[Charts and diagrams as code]
+++++

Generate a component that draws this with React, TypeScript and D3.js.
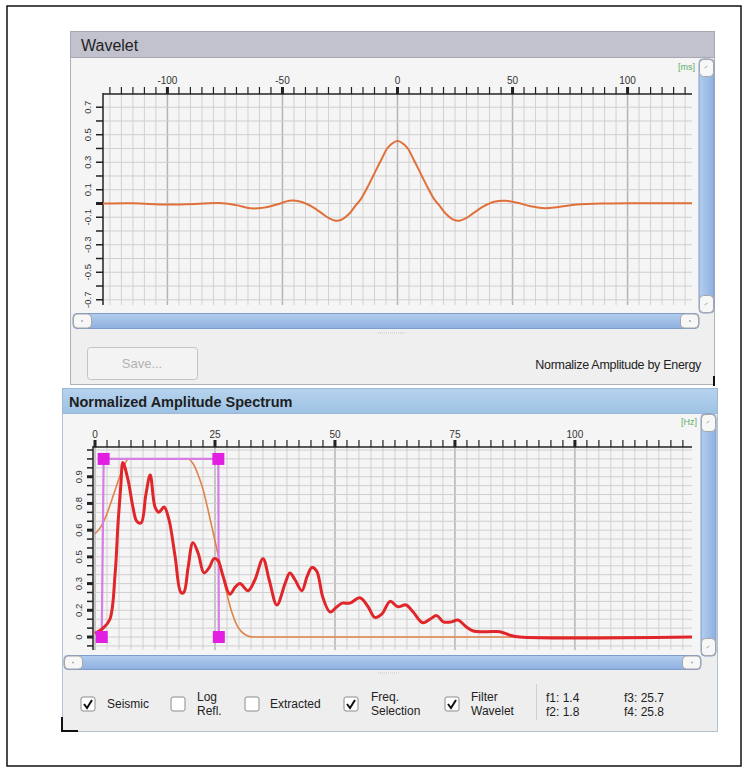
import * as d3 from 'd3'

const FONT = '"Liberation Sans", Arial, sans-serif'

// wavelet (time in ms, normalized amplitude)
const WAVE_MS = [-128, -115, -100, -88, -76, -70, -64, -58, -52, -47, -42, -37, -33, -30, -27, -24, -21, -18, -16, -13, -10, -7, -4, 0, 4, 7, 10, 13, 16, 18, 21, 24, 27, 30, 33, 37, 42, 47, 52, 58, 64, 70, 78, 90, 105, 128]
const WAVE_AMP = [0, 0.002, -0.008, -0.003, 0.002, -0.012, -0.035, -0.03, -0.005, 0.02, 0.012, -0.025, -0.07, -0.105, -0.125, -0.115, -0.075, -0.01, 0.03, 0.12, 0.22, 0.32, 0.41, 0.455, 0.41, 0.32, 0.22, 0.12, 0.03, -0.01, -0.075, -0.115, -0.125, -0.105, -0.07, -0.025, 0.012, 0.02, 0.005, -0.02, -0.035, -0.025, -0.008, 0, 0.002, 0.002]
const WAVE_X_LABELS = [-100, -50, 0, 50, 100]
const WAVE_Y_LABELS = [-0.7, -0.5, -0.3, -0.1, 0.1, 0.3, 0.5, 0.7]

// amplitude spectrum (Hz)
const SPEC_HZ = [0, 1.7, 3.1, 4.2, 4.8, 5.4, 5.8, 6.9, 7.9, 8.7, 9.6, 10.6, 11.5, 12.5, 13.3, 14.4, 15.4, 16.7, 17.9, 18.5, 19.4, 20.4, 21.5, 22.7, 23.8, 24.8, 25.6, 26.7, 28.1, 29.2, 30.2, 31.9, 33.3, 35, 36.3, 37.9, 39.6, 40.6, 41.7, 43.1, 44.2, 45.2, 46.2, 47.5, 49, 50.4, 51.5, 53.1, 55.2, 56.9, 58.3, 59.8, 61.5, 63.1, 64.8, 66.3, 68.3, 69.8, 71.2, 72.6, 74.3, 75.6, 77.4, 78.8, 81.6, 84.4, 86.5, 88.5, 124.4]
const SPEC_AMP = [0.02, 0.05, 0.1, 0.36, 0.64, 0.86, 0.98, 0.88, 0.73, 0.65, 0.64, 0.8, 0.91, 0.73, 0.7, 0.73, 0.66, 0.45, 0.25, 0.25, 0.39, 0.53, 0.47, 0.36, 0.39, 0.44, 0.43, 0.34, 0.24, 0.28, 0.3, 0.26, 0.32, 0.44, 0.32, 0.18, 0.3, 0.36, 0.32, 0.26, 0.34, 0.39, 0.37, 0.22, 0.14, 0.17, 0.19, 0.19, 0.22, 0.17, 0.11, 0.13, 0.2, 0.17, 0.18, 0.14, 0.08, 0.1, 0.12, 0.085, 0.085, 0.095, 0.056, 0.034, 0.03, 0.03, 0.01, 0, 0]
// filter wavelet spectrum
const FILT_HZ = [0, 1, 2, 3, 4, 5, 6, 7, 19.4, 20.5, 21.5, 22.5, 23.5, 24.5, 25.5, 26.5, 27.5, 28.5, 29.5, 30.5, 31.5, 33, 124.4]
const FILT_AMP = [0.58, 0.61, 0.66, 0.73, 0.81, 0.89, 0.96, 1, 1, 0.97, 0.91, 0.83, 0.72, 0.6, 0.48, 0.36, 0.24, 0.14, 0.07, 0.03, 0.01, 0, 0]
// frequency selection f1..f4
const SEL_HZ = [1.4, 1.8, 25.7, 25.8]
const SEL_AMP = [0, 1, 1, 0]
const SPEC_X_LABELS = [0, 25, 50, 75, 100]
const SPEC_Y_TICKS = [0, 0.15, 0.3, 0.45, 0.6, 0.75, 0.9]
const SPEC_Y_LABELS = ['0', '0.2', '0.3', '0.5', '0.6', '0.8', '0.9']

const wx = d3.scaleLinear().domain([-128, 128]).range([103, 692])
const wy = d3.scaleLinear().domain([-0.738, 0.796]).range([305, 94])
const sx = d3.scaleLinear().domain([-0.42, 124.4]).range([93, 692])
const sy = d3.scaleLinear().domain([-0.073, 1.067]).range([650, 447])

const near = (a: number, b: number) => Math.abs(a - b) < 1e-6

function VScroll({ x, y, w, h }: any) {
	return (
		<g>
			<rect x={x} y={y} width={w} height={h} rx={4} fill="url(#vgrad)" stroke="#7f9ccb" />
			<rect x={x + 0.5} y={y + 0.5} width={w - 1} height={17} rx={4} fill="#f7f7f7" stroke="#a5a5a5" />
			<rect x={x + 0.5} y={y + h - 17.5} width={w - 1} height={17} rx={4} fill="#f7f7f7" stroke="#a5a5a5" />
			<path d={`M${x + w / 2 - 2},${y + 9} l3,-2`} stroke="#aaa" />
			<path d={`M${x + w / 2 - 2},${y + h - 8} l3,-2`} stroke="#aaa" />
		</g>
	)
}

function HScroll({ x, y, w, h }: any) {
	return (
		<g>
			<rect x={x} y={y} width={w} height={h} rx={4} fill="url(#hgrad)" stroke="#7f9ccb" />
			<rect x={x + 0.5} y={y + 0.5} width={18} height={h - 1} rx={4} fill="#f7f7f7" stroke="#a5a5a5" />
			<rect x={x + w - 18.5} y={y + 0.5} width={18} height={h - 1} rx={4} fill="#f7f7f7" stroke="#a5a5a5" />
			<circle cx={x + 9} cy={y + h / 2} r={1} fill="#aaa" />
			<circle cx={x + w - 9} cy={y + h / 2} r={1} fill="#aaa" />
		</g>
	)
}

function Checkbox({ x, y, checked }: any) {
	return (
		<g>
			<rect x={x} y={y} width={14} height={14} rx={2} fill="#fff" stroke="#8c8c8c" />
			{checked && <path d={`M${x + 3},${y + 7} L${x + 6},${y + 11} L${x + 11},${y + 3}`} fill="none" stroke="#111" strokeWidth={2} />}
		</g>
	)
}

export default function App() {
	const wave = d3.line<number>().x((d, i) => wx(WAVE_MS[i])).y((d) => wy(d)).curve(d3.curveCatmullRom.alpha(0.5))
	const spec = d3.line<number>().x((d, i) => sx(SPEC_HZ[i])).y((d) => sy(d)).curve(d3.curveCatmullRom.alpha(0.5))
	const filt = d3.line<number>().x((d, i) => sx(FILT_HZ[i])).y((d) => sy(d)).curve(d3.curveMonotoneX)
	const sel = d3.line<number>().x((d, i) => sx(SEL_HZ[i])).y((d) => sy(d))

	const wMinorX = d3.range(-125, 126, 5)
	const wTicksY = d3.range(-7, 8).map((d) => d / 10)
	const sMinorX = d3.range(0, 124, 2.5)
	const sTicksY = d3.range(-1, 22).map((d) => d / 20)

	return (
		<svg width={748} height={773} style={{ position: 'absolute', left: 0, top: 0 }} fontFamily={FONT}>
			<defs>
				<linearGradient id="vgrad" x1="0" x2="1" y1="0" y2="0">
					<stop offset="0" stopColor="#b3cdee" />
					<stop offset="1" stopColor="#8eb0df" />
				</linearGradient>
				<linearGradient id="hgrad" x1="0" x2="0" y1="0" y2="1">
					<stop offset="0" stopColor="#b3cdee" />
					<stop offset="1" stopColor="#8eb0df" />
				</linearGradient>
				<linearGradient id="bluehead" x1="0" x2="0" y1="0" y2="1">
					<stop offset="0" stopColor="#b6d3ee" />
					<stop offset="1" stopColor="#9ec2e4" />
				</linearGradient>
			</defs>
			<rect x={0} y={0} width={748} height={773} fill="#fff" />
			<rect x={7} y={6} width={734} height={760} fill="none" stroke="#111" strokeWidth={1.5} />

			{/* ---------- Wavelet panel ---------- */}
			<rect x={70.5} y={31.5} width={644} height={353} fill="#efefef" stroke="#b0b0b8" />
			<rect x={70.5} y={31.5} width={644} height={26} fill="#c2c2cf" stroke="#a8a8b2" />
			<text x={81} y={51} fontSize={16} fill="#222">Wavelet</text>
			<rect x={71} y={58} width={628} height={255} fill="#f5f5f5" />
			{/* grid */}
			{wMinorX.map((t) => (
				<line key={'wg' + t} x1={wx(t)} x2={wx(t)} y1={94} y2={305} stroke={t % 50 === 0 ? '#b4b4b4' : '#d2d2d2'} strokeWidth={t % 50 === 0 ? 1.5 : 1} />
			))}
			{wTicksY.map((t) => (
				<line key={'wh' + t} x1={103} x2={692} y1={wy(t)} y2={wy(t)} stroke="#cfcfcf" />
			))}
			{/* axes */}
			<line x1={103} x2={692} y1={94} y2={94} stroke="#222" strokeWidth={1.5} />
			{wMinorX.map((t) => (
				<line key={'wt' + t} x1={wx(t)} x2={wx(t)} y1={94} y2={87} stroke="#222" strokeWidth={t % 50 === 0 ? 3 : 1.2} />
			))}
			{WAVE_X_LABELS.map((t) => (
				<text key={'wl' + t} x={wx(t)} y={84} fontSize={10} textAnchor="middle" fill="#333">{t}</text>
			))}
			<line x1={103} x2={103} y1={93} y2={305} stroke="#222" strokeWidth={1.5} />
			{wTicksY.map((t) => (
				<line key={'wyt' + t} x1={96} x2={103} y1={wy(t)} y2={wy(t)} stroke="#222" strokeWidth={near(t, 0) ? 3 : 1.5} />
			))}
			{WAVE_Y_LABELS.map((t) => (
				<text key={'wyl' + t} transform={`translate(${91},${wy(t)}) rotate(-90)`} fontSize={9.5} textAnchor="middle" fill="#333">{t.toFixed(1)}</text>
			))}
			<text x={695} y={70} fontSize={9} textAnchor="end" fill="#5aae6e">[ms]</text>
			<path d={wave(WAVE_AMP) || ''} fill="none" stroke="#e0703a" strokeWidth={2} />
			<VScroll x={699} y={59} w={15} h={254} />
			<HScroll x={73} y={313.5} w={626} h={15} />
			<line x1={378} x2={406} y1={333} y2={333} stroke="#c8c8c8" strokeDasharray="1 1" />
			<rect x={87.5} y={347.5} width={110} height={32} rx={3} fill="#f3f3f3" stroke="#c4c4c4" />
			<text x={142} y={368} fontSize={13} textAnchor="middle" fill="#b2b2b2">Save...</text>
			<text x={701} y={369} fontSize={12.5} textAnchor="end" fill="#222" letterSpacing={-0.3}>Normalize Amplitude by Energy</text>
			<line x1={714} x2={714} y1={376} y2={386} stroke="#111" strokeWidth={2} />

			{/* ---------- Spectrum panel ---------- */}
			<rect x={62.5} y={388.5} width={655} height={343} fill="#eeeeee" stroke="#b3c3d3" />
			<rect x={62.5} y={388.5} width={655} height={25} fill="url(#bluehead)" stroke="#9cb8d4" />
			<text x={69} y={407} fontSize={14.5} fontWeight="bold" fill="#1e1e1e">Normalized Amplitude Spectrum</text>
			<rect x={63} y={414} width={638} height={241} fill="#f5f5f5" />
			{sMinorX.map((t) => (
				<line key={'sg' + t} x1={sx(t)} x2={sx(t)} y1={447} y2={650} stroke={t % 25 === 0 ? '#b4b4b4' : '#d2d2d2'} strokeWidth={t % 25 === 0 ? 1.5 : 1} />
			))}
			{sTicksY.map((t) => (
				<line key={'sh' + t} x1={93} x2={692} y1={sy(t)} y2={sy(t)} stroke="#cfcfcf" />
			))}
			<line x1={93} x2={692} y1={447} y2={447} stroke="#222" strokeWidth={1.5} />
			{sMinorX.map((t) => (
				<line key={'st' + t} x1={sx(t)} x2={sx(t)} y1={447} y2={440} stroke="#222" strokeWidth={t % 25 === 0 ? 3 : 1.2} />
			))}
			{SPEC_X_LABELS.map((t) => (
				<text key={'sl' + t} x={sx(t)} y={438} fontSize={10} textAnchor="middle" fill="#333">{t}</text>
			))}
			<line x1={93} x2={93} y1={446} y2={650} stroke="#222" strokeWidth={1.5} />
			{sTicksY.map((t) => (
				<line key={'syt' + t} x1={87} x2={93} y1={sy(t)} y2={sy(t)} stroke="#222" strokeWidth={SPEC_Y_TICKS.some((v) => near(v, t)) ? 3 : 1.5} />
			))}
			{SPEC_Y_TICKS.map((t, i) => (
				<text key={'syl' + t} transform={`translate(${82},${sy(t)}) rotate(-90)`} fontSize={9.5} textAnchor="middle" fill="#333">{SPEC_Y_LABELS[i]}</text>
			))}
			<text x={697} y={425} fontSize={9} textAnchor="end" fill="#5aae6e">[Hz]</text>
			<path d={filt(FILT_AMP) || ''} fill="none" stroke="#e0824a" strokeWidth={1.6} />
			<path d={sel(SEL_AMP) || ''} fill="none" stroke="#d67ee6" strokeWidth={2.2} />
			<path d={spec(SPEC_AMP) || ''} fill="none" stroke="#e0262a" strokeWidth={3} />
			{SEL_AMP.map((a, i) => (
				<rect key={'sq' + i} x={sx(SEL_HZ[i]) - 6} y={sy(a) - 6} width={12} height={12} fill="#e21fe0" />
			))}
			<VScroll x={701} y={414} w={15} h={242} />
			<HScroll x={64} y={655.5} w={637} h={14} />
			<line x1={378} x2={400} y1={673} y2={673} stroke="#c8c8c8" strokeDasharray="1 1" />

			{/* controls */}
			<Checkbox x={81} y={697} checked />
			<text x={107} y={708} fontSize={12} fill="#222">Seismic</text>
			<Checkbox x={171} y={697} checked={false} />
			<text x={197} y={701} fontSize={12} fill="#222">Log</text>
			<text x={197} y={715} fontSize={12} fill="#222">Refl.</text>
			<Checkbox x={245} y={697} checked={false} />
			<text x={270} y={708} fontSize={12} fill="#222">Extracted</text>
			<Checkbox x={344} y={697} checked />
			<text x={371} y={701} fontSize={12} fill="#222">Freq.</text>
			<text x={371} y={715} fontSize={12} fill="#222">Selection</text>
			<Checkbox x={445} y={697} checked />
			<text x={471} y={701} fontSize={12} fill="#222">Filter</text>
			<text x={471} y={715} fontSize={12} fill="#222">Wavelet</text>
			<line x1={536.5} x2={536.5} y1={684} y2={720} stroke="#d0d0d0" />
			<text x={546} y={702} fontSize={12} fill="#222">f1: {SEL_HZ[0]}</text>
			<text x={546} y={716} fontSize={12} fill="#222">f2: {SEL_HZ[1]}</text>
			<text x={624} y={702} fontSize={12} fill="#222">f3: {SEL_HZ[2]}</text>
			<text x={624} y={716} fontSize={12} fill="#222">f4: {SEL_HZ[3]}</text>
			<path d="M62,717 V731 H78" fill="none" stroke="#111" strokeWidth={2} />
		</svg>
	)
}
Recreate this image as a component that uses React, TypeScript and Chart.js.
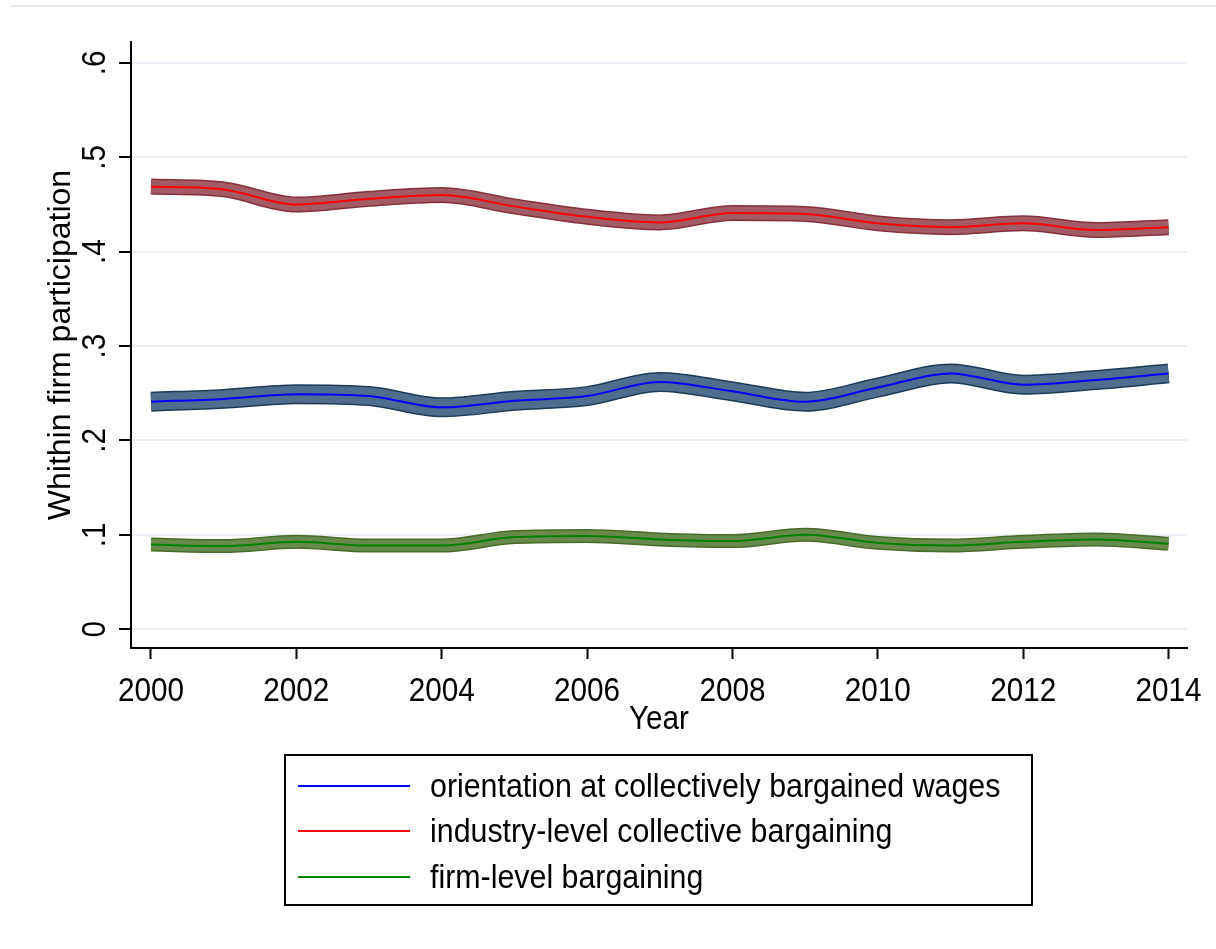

+++++

### [Instruction]
Repeat exactly the lines from the first line of the records above through the line containing "0.3, 0.5, 0.7]", both included. Leave out the pictures.

### [Full answer]
Generate a component that draws this with React, TypeScript and D3.js.
import * as d3 from 'd3'

const FONT = '"Liberation Sans", Arial, sans-serif'

// wavelet (time in ms, normalized amplitude)
const WAVE_MS = [-128, -115, -100, -88, -76, -70, -64, -58, -52, -47, -42, -37, -33, -30, -27, -24, -21, -18, -16, -13, -10, -7, -4, 0, 4, 7, 10, 13, 16, 18, 21, 24, 27, 30, 33, 37, 42, 47, 52, 58, 64, 70, 78, 90, 105, 128]
const WAVE_AMP = [0, 0.002, -0.008, -0.003, 0.002, -0.012, -0.035, -0.03, -0.005, 0.02, 0.012, -0.025, -0.07, -0.105, -0.125, -0.115, -0.075, -0.01, 0.03, 0.12, 0.22, 0.32, 0.41, 0.455, 0.41, 0.32, 0.22, 0.12, 0.03, -0.01, -0.075, -0.115, -0.125, -0.105, -0.07, -0.025, 0.012, 0.02, 0.005, -0.02, -0.035, -0.025, -0.008, 0, 0.002, 0.002]
const WAVE_X_LABELS = [-100, -50, 0, 50, 100]
const WAVE_Y_LABELS = [-0.7, -0.5, -0.3, -0.1, 0.1, 0.3, 0.5, 0.7]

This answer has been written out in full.